* **Data shown**
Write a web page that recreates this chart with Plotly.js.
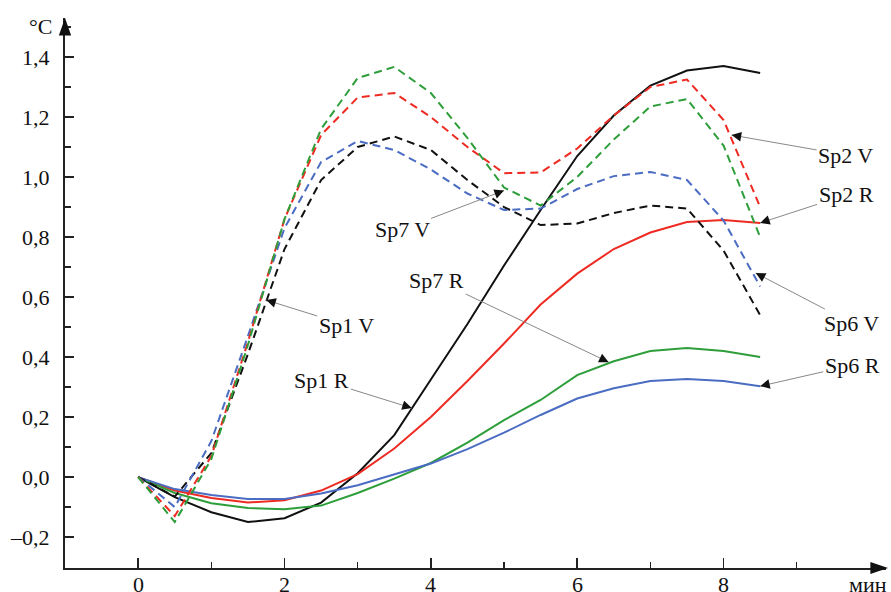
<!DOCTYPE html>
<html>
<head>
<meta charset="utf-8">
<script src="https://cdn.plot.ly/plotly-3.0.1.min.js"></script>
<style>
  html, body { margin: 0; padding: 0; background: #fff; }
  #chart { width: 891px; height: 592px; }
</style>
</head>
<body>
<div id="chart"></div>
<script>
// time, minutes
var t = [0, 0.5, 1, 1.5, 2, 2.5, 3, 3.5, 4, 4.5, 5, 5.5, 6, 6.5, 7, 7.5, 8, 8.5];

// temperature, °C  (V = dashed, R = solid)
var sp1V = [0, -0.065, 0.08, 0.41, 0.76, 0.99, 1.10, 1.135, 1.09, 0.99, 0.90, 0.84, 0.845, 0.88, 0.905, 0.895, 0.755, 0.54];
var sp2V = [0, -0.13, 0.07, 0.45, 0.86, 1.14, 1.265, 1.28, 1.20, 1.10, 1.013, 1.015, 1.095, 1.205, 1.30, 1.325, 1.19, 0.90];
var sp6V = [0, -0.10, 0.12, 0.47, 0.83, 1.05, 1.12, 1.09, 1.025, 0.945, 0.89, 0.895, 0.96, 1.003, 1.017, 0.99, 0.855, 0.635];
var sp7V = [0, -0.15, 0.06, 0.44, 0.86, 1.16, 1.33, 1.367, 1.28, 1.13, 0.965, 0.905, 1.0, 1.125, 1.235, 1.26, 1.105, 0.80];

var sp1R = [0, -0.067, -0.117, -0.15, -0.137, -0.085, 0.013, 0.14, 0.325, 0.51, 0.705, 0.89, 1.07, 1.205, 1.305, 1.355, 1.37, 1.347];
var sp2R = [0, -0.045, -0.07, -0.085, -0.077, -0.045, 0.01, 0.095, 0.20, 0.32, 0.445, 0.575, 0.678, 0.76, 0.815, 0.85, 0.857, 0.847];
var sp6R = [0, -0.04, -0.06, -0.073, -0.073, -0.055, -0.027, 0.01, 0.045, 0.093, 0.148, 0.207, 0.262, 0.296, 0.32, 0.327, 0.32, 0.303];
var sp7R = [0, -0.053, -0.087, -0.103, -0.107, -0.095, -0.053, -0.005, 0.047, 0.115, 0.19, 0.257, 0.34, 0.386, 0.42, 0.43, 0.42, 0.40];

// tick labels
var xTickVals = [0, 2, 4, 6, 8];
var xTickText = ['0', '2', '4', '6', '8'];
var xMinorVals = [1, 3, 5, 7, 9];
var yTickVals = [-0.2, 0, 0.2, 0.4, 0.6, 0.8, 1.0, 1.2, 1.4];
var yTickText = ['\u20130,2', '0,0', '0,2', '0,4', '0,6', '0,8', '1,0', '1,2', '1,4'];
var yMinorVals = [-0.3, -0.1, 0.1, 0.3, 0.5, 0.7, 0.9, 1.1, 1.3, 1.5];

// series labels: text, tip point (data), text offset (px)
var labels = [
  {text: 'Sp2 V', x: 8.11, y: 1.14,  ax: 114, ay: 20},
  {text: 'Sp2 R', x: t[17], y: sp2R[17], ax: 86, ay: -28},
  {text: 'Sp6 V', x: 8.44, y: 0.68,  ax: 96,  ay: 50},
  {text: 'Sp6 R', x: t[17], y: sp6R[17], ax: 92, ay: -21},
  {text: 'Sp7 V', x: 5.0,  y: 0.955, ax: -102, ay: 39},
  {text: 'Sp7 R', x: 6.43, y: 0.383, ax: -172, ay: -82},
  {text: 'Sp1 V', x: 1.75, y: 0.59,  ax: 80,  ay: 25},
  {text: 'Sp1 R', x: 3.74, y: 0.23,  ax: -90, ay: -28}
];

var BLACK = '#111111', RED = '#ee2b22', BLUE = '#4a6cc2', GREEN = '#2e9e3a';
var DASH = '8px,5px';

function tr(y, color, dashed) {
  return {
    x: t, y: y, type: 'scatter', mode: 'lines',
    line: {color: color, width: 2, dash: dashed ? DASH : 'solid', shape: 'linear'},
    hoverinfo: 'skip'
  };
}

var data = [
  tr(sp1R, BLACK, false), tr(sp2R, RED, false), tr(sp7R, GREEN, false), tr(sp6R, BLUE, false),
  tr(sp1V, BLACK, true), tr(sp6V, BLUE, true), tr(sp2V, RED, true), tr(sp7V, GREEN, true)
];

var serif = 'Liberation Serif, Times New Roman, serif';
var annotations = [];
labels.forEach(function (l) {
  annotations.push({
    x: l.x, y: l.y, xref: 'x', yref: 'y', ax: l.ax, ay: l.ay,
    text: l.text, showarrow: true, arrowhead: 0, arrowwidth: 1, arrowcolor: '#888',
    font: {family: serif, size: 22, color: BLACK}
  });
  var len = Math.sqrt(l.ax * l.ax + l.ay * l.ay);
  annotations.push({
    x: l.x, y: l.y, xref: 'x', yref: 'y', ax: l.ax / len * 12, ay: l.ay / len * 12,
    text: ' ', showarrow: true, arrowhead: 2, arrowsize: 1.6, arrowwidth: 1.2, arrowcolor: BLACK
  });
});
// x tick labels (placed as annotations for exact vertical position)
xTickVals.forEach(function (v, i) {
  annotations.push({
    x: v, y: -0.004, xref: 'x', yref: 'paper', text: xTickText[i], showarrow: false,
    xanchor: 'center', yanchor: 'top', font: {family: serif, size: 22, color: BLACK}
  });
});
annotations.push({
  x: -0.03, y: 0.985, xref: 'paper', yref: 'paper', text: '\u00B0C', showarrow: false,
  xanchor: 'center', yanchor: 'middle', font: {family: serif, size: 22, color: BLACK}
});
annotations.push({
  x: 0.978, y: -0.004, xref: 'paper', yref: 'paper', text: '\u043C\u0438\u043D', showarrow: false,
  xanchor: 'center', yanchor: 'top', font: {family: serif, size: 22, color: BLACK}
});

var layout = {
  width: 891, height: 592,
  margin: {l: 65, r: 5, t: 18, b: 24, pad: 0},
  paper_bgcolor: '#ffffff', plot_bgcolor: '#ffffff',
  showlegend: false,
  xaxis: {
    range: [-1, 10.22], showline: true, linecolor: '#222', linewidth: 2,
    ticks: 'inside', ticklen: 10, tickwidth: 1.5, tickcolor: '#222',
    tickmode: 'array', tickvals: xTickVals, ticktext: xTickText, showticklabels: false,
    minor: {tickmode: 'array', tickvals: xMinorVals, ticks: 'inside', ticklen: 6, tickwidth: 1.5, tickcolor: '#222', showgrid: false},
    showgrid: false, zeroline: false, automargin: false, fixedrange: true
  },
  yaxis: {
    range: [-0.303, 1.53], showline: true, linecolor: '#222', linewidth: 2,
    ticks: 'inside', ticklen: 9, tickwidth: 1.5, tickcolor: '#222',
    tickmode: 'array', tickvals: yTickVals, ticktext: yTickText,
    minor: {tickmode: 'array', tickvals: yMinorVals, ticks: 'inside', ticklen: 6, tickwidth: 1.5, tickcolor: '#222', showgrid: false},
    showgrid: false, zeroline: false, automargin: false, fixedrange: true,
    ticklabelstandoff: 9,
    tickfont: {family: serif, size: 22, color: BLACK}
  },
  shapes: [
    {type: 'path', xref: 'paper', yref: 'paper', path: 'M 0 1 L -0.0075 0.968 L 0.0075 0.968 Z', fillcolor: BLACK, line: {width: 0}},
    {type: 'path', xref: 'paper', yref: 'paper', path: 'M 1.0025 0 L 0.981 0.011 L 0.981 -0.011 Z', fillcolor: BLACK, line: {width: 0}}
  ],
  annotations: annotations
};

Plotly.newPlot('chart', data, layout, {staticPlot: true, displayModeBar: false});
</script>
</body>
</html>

* **Task instructions**
From the first line of the material down to the line containing "1.26, 1.105, 0.80];", inclusive, return each line exactly, skipping any picture.

* **Task solution**
Write a web page that recreates this chart with Plotly.js.
<!DOCTYPE html>
<html>
<head>
<meta charset="utf-8">
<script src="https://cdn.plot.ly/plotly-3.0.1.min.js"></script>
<style>
  html, body { margin: 0; padding: 0; background: #fff; }
  #chart { width: 891px; height: 592px; }
</style>
</head>
<body>
<div id="chart"></div>
<script>
// time, minutes
var t = [0, 0.5, 1, 1.5, 2, 2.5, 3, 3.5, 4, 4.5, 5, 5.5, 6, 6.5, 7, 7.5, 8, 8.5];

// temperature, °C  (V = dashed, R = solid)
var sp1V = [0, -0.065, 0.08, 0.41, 0.76, 0.99, 1.10, 1.135, 1.09, 0.99, 0.90, 0.84, 0.845, 0.88, 0.905, 0.895, 0.755, 0.54];
var sp2V = [0, -0.13, 0.07, 0.45, 0.86, 1.14, 1.265, 1.28, 1.20, 1.10, 1.013, 1.015, 1.095, 1.205, 1.30, 1.325, 1.19, 0.90];
var sp6V = [0, -0.10, 0.12, 0.47, 0.83, 1.05, 1.12, 1.09, 1.025, 0.945, 0.89, 0.895, 0.96, 1.003, 1.017, 0.99, 0.855, 0.635];
var sp7V = [0, -0.15, 0.06, 0.44, 0.86, 1.16, 1.33, 1.367, 1.28, 1.13, 0.965, 0.905, 1.0, 1.125, 1.235, 1.26, 1.105, 0.80];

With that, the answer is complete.